Even something like Spotify can give out significant personal details (a clever analyst on Spotify might have figured I have a young kid, for example, because every night around 8pm, I'm playing "lullaby renditions of Black Sabbath". I didn't use Spotify at the time of her birth, else Spotify would know my daughter's precise age as well). Incidentally, I use my Facebook credentials for both Spotify and Goodreads.
My favourite example of understanding customers using limited data comes from an old consulting assignment. I was helping a (offline) retailer know their customers better. As is my usual practice before diving into model building, I wanted to observe how experienced humans approach the problem.
So a few senior managers of the firm and I sat down in a conference room, pulling out shopping bills at random (it's pertinent to point out I'd arranged for the data to be in a convenient format in Excel, aiding the analysis), trying to figure out the lives of the shoppers.

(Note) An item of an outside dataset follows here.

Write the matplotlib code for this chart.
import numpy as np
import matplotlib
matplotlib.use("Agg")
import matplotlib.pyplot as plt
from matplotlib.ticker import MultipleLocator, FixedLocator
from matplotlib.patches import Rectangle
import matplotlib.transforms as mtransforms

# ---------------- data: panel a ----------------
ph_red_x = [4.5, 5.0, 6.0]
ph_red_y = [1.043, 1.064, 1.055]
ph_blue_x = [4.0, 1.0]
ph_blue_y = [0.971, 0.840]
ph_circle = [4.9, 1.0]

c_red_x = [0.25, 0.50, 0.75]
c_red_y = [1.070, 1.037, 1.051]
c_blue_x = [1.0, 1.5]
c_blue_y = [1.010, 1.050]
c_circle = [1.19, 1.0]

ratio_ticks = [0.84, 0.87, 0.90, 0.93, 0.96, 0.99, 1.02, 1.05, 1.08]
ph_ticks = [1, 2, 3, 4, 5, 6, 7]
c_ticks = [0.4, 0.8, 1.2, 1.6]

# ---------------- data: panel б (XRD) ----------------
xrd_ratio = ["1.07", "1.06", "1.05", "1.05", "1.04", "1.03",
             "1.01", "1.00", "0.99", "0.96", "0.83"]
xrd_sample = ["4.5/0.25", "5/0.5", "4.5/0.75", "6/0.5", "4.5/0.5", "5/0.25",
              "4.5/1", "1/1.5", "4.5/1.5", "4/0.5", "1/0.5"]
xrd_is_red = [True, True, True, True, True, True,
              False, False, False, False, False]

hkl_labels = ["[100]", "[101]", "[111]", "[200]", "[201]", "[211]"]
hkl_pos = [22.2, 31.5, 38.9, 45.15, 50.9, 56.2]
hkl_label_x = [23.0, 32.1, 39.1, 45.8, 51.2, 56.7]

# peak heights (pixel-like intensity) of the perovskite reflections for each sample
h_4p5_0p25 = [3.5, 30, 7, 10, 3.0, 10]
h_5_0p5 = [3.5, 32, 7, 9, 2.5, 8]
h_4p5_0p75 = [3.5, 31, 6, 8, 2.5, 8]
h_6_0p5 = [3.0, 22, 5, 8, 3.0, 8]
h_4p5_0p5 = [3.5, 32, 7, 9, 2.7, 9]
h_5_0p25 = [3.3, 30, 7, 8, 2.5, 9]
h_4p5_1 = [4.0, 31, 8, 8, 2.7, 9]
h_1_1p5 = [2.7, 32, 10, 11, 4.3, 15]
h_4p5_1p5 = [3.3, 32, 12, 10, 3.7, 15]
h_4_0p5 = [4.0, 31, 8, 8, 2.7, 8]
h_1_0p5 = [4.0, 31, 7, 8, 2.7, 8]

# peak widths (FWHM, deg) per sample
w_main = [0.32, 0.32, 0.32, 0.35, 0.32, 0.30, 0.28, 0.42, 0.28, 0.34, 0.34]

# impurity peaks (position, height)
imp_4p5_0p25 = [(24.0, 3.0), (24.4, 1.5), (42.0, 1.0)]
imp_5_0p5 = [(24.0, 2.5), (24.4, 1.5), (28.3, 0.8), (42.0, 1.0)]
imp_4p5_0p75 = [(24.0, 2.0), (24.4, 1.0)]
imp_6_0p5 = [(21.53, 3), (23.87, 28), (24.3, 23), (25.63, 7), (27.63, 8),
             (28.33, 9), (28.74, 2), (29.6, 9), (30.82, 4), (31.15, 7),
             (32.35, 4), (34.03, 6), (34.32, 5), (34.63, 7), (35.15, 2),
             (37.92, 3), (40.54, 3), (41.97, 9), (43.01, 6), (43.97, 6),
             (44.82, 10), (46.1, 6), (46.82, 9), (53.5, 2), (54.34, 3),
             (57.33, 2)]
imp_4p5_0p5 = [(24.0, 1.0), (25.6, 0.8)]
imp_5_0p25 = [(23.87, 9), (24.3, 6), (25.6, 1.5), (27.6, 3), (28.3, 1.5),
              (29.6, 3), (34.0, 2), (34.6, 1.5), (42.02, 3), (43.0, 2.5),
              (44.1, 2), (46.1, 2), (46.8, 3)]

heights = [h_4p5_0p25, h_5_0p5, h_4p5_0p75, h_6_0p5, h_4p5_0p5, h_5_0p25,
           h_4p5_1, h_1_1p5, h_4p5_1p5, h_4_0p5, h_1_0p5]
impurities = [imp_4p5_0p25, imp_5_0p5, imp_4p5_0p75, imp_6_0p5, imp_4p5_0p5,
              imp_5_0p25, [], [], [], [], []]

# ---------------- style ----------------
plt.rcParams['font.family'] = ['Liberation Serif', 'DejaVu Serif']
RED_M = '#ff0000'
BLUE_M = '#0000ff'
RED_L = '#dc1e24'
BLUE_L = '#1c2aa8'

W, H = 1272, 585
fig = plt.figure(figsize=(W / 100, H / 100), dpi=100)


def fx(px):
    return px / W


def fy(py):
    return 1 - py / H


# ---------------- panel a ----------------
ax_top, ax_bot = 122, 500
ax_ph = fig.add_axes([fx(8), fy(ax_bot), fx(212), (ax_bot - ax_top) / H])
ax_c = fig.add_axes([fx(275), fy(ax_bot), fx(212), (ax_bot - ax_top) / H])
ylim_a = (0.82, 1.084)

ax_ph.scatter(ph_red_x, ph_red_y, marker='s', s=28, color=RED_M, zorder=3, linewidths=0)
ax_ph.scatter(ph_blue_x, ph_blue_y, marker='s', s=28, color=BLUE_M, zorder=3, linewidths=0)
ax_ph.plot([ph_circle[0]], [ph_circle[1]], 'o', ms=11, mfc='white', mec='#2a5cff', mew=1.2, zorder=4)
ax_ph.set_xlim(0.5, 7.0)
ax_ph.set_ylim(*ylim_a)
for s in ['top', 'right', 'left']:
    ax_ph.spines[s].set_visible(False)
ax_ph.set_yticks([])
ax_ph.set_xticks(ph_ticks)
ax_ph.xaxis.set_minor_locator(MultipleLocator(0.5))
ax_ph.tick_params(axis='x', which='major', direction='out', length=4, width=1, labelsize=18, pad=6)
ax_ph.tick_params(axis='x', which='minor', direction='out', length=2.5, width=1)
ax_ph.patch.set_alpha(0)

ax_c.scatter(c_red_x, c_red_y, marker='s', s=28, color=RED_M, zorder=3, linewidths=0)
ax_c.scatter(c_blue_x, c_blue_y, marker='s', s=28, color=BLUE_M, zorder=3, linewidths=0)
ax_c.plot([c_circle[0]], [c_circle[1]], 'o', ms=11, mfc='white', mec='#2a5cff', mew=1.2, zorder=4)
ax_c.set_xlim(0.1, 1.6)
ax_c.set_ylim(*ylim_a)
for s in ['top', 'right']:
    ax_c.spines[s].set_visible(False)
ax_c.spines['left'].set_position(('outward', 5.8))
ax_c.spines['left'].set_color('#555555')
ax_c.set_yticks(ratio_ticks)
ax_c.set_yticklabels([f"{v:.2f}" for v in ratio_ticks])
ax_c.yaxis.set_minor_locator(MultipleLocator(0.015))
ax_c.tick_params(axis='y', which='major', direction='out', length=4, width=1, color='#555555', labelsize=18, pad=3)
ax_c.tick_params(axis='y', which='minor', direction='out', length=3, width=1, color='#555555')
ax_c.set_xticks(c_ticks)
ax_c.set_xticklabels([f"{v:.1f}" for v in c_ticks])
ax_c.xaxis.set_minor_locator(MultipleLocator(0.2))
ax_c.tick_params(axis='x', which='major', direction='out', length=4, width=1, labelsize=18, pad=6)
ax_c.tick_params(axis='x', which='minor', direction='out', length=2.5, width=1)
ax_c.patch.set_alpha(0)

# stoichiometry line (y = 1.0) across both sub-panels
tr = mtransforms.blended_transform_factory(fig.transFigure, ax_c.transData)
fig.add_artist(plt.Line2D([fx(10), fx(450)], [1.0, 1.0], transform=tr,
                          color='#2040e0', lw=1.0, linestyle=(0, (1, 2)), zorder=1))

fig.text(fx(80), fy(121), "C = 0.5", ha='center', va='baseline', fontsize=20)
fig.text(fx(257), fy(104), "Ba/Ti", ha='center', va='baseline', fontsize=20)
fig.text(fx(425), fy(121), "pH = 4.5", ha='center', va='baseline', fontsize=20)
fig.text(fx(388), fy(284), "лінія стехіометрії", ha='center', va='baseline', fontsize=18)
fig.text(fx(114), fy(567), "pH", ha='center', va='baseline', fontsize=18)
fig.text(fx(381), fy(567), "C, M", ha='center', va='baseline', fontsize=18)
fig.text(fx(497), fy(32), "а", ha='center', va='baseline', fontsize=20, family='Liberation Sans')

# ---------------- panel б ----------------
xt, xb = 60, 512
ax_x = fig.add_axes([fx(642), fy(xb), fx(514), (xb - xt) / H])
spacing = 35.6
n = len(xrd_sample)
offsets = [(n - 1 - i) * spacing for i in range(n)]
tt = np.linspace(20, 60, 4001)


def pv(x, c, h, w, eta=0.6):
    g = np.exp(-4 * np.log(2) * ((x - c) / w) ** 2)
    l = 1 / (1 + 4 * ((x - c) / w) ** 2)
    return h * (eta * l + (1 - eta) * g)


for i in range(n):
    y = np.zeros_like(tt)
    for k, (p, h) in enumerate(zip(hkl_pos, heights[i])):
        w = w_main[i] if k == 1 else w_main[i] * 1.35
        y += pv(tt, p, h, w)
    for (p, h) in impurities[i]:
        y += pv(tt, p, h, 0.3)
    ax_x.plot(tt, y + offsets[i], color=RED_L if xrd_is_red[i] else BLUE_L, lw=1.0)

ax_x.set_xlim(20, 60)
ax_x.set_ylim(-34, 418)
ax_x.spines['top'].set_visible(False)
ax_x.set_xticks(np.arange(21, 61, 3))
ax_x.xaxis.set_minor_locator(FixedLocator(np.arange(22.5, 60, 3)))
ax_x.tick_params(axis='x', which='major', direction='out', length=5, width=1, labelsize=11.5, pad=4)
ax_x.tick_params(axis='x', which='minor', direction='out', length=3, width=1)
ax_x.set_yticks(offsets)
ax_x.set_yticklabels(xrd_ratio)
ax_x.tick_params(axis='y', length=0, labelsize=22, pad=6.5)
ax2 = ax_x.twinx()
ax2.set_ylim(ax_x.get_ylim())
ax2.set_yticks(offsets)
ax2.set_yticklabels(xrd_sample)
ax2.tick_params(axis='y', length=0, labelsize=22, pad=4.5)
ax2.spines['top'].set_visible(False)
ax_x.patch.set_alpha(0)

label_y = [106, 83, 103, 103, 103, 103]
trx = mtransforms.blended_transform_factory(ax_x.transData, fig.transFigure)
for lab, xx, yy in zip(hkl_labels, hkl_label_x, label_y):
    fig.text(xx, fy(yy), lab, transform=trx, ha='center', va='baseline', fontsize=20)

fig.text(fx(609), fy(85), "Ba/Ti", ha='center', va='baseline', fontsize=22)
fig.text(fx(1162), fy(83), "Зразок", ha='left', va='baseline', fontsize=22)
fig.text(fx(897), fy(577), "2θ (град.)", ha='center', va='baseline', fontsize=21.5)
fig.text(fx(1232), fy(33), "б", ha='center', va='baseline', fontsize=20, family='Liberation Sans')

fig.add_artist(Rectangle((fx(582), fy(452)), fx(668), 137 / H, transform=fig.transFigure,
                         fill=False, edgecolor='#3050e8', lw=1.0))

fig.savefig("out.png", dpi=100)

Ethnicity (Indian state of origin) seemed remarkably simple to guess. The brands they bought could be used to guess the customer's socio-economic class. And in the middle of our discussion someone remarked, "this person possibly has a daughter aged around 10 and a son aged around 6", based solely on items of clothing the customer had bought (the retailer collected no demographic data of its customers).

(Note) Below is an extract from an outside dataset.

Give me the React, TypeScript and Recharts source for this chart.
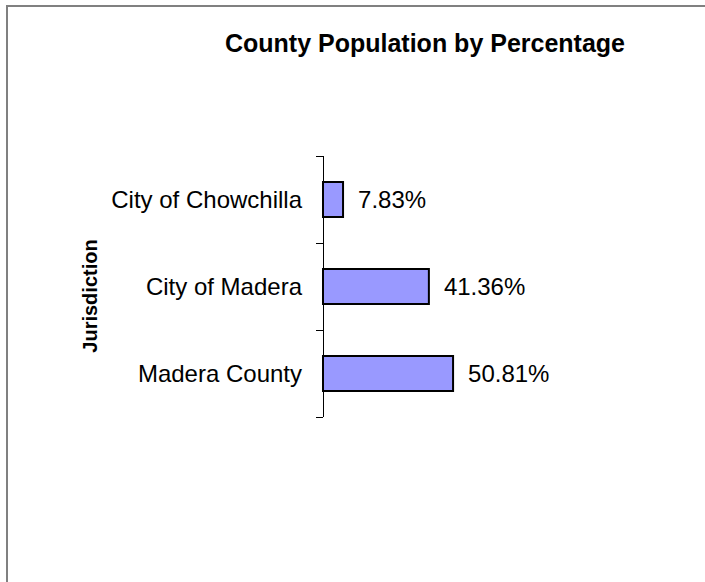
import React from 'react';
import { BarChart, Bar, XAxis, YAxis, LabelList } from 'recharts';

const jurisdictions = ['City of Chowchilla', 'City of Madera', 'Madera County'];
const percentages = [7.83, 41.36, 50.81];

const data = jurisdictions.map((name, i) => ({ name, value: percentages[i] }));

const FONT = '"Liberation Sans", Arial, sans-serif';

const CHART_W = 705;
const CHART_H = 582;
const MARGIN = { top: 156, right: 126, bottom: 165, left: 0 };
const TICK_SIZE = 7;
const TICK_MARGIN = 14;
const BAND = (CHART_H - MARGIN.top - MARGIN.bottom) / jurisdictions.length;

// category label plus Excel-style tick marks on the band boundaries
const CategoryTick = (props: any) => {
  const { x, y, payload, index, visibleTicksCount } = props;
  const x1 = x + TICK_MARGIN;
  const x2 = x + TICK_MARGIN + TICK_SIZE;
  const isLast = index === (visibleTicksCount ?? jurisdictions.length) - 1;
  return (
    <g>
      <line x1={x1} x2={x2} y1={y - BAND / 2} y2={y - BAND / 2} stroke="#000" shapeRendering="crispEdges" />
      {isLast && (
        <line x1={x1} x2={x2} y1={y + BAND / 2} y2={y + BAND / 2} stroke="#000" shapeRendering="crispEdges" />
      )}
      <text x={x} y={y} textAnchor="end" dominantBaseline="central" fill="#000" fontSize={24} fontFamily={FONT}>
        {payload.value}
      </text>
    </g>
  );
};

export default function App() {
  return (
    <div style={{ position: 'absolute', left: 0, top: 0, width: CHART_W, height: CHART_H, overflow: 'hidden', background: '#fff', fontFamily: FONT }}>
      {/* outer frame, only left and top edges visible */}
      <div style={{ position: 'absolute', left: 6, top: 5, width: 900, height: 800, borderLeft: '2px solid #808080', borderTop: '2px solid #808080' }} />

      <svg width={CHART_W} height={CHART_H} style={{ position: 'absolute', left: 0, top: 0 }}>
        <text x={425} y={52} textAnchor="middle" fontFamily={FONT} fontWeight="bold" fontSize={25} fill="#000">
          County Population by Percentage
        </text>
        <text
          x={90}
          y={296}
          textAnchor="middle"
          dominantBaseline="central"
          transform="rotate(-90 90 296)"
          fontFamily={FONT}
          fontWeight="bold"
          fontSize={20}
          fill="#000"
        >
          Jurisdiction
        </text>
      </svg>

      <div style={{ position: 'absolute', left: 0, top: 0 }}>
        <BarChart width={CHART_W} height={CHART_H} data={data} layout="vertical" margin={MARGIN}>
          <XAxis type="number" domain={[0, 100]} hide />
          <YAxis
            type="category"
            dataKey="name"
            width={323}
            tickLine={false}
            tickSize={TICK_SIZE}
            tickMargin={TICK_MARGIN}
            axisLine={{ stroke: '#000', strokeWidth: 1, shapeRendering: 'crispEdges' }}
            tick={<CategoryTick />}
            interval={0}
          />
          <Bar
            dataKey="value"
            fill="#9999FF"
            stroke="#000"
            strokeWidth={2}
            barSize={35}
            isAnimationActive={false}
          >
            <LabelList
              dataKey="value"
              position="right"
              offset={15}
              formatter={(v: number) => `${v.toFixed(2)}%`}
              fill="#000"
              fontSize={24}
              fontFamily={FONT}
            />
          </Bar>
        </BarChart>
      </div>
    </div>
  );
}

It all seemed remarkably simple. The whole idea is that a single piece of information we leave behind, in isolation, doesn't reveal much. But a few pieces put together can reveal remarkably clear patterns. Now, in some cases you don't mind businesses making use of these patterns to serve you better - I was thrilled, for example, that Netflix recommended to me that I watch The Revenant the day it was released in the UK. But sometimes it can be creepy, and maybe even offensive.
Anyway, coming back to Facebook and Cambridge Analytica, I found this excellent piece that explains everything that happened, Basically there was no data "leak". It was the nature of Facebook's API that allowed Cambridge to get the data of lots more users than those who had used its app. And the subsequent data analysis and machine learning didn't need to be particularly clever!
And I also happened to write on the topic for Mint. You can read that here.
More Suitcase Words
In January, we had discussed the concept of "suitcase words" - words that contain a variety of meanings packed into them.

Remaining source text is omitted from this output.